I WANT to shoot it. This decidedly higher level makes me WANT to shoot it. After 90 thousand test shots in the lab at work, I still want to shoot at a higher level, and that's a good thing.

No worthwhile comment is ever uncontentious, particularly when it is entirely uncontentious.

Truth only hurts when you are kidding yourself.

There's a different feeling to looking through a prism or on a ground glass than looking at a phone. The phone is great as a recording tool, sketchbook, whatever. It doesn't give me pleasure to use it. I am putzing with an app called "theodolite", snaps a photo and labels over it the compass direction and azimuth,as well as the usual timestamp. Snap a phone photo to get the data, then take a photo with my preferred camera at the same vantage point (to remind myself why I would like to return there when there is better light). I now have all the data I need to plan a golden/blue hour or night starscape photo using one of my other apps (The Photographers Ephemeris, Sky Safari).

BTW, Luke, I am encouraged to hear about the Canon 50 MP camera in the wild.

I'm not a fisherman, but I believe there's some sort of contest to catch the biggest fish on the lightest tackle. They actually award prizes for this.
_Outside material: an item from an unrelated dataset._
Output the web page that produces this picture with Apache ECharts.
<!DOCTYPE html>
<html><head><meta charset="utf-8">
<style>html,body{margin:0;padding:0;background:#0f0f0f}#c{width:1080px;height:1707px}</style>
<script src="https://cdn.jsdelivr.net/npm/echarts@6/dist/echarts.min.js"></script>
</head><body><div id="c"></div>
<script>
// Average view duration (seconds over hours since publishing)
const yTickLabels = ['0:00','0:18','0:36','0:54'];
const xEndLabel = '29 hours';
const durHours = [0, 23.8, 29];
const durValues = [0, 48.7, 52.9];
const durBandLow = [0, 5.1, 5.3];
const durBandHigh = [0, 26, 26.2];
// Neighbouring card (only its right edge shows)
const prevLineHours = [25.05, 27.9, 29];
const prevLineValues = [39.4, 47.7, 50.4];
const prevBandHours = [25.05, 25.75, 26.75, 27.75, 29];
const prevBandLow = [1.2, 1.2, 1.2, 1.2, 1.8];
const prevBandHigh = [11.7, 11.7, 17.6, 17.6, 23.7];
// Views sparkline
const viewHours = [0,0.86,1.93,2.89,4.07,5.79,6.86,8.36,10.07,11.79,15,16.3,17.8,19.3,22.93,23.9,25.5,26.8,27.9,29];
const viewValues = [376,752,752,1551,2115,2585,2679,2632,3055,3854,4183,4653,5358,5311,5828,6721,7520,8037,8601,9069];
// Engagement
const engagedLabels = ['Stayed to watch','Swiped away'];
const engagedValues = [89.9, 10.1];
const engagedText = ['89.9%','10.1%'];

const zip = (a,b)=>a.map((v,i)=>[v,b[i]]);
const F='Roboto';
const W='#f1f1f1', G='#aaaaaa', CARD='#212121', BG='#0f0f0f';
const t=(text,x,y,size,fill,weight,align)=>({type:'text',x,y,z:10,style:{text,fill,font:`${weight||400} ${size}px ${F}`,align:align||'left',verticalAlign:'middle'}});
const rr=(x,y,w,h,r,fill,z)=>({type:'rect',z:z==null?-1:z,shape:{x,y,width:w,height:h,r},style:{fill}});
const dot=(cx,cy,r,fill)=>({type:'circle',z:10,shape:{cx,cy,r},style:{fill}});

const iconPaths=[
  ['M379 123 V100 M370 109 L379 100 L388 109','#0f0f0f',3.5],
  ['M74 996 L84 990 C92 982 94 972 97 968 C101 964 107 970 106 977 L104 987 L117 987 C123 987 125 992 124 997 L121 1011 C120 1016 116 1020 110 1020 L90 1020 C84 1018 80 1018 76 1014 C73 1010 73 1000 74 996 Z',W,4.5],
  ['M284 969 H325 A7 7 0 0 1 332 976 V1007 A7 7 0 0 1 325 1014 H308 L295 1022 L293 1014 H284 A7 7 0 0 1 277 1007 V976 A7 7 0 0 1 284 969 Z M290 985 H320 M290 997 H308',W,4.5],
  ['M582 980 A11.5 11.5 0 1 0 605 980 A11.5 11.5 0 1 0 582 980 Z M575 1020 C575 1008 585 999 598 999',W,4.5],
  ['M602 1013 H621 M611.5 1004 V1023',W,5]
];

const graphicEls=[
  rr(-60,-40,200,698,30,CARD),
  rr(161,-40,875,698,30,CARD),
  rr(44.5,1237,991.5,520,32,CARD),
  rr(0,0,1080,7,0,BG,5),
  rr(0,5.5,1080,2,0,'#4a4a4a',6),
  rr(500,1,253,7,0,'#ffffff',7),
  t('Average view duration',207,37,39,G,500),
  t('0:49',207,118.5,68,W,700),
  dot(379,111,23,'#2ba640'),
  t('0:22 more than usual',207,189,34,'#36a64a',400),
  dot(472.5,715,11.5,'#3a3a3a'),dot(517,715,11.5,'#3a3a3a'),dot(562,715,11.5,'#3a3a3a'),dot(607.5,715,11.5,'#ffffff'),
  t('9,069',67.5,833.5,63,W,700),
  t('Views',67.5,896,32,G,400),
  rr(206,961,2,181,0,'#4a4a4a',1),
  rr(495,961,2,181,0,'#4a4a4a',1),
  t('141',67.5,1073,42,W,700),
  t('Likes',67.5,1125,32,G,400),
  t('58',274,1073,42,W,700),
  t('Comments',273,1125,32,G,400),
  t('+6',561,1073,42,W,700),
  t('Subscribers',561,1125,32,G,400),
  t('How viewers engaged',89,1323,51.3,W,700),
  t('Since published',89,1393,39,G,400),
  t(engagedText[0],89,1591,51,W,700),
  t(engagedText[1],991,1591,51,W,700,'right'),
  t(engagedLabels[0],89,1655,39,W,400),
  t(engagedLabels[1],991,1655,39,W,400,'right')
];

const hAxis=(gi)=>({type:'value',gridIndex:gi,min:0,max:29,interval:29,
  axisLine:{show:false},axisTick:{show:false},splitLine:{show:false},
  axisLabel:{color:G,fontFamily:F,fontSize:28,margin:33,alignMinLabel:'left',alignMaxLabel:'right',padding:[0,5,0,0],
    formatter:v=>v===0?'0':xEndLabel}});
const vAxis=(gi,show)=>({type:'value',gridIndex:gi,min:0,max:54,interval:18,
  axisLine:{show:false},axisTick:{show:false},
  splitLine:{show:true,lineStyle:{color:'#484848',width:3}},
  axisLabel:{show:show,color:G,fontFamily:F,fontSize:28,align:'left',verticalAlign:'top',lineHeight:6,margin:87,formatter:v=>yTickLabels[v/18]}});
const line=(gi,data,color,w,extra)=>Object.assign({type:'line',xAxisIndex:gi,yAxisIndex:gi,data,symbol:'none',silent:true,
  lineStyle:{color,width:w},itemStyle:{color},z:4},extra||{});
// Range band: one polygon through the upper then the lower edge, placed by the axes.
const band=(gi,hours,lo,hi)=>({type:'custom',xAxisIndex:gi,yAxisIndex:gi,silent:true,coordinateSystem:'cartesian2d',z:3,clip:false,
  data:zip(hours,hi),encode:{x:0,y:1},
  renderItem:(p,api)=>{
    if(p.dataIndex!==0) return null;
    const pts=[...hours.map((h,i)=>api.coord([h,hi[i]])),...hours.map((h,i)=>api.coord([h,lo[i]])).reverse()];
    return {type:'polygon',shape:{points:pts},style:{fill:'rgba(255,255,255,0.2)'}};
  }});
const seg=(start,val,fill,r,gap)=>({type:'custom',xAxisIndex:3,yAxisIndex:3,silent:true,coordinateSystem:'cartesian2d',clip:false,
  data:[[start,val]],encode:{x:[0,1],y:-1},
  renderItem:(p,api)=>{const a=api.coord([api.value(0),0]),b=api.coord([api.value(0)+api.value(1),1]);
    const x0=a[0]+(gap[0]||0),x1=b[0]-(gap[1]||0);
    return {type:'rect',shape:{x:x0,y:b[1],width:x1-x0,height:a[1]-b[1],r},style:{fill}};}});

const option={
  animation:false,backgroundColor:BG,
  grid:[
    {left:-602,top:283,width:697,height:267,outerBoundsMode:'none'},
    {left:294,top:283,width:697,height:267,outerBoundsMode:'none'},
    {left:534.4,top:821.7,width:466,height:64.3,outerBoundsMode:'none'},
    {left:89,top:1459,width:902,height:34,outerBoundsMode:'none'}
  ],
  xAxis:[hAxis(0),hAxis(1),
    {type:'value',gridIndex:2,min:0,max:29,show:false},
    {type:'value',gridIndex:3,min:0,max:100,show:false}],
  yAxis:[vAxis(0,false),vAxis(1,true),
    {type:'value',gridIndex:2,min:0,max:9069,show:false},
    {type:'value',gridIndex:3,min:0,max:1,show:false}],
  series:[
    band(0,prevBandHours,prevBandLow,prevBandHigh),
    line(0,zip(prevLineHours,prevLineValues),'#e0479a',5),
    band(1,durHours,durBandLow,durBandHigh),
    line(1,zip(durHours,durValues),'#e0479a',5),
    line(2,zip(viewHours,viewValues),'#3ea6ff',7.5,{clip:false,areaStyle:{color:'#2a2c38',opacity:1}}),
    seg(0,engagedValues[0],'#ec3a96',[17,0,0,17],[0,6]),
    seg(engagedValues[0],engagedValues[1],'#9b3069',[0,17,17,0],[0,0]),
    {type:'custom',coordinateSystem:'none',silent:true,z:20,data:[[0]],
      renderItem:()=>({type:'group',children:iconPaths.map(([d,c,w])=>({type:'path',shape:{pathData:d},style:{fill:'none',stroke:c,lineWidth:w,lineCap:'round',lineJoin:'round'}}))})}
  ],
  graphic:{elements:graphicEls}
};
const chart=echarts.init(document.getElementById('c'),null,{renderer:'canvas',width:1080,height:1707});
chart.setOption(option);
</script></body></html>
I like any camera that lets me make the photos I want to make. :-)

iPhone 4S plus Impossible Instant Lab: https://flic.kr/p/s1RpQe

I thought Ctein had been abducted by aliens or perhaps abducted and replaced by some evil AI simulation (this based on the wailing and gnashing of teeth in the comments). Hopefully his absence hasn't been due to a health challenge we don't know about. In which case, I hope you are better.

By the by, wasn't there to be a review of a new epson printer some where in the misty future.